La coopération entre la Chine et le Burkina Faso peut être vue comme le début d’un nouveau chapitre – celui où les pays africains reprennent le contrôle de leur propre destin. Avec les armes, la technologie et les infrastructures désormais disponibles, le continent peut commencer à définir sa propre politique de sécurité, sans tutelle occidentale.

Cela ne signifie pas que la Chine soit exempte de défauts. Mais cela signifie que l’Afrique dispose désormais d’alternatives.

Un choix entre réalisme et illusion

L’Occident est confronté à un choix stratégique : continuer à moraliser et perdre du terrain, ou affronter la Chine par une véritable concurrence – fondée sur l’investissement, le commerce et le respect de la souveraineté africaine.
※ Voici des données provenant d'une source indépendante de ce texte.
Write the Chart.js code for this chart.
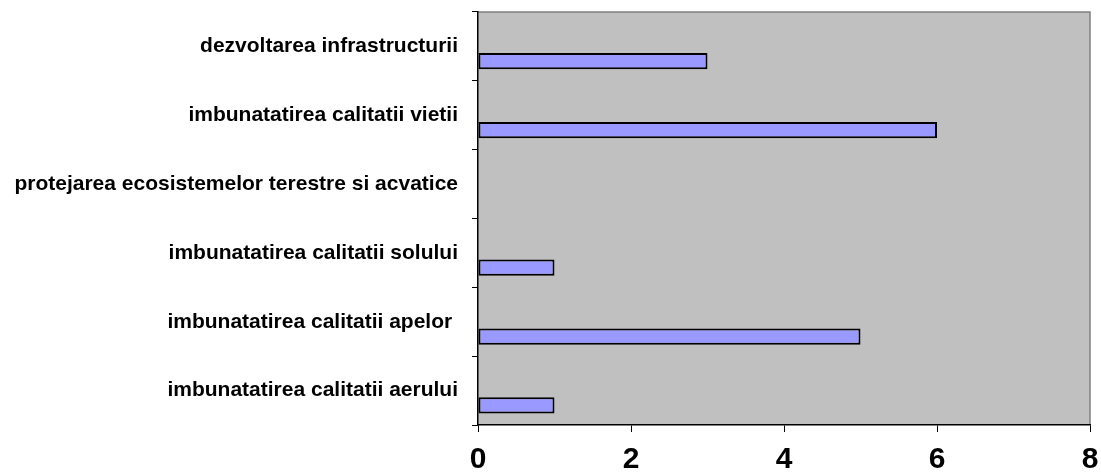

Jusqu’à présent, ni l’Union européenne ni les États-Unis ne semblent avoir pris la mesure du problème. Ils parlent de « partenariat démocratique », mais n’offrent guère plus que des réunions et des résolutions. La Chine, au contraire, agit dans le silence – et gagne du terrain.

Il n’est donc pas surprenant que de nombreux Africains qualifient aujourd’hui la Chine de nouveau partenaire de libération. Là où l’Occident parle, la Chine livre. Là où l’Occident condamne, la Chine construit. Là où l’Occident propose de l’aide, la Chine propose une coopération.

Conclusion : l’Afrique se tourne vers ceux qui agissent

L’accord d’armement du Burkina Faso avec la Chine n’est pas un phénomène isolé. Il reflète un changement structurel profond dans l’équilibre mondial des pouvoirs.

L’Afrique est en train de se libérer des conceptions occidentales de ce que devrait être le développement. Au lieu de la « bonne gouvernance » et de « l’harmonisation des donateurs », elle choisit désormais l’efficacité, le partenariat et l’action.

Pour la première fois depuis des décennies, le continent semble prendre en main sa propre sécurité et son avenir. Et dans ce contexte, la Chine apparaît comme l’acteur qui comprend réellement les besoins fondamentaux de l’Afrique : le respect, les infrastructures et une véritable capacité d’autodéfense.

Ce n’est pas la fin du rôle de l’Occident en Afrique – mais c’est la fin de son monopole sur l’avenir du continent.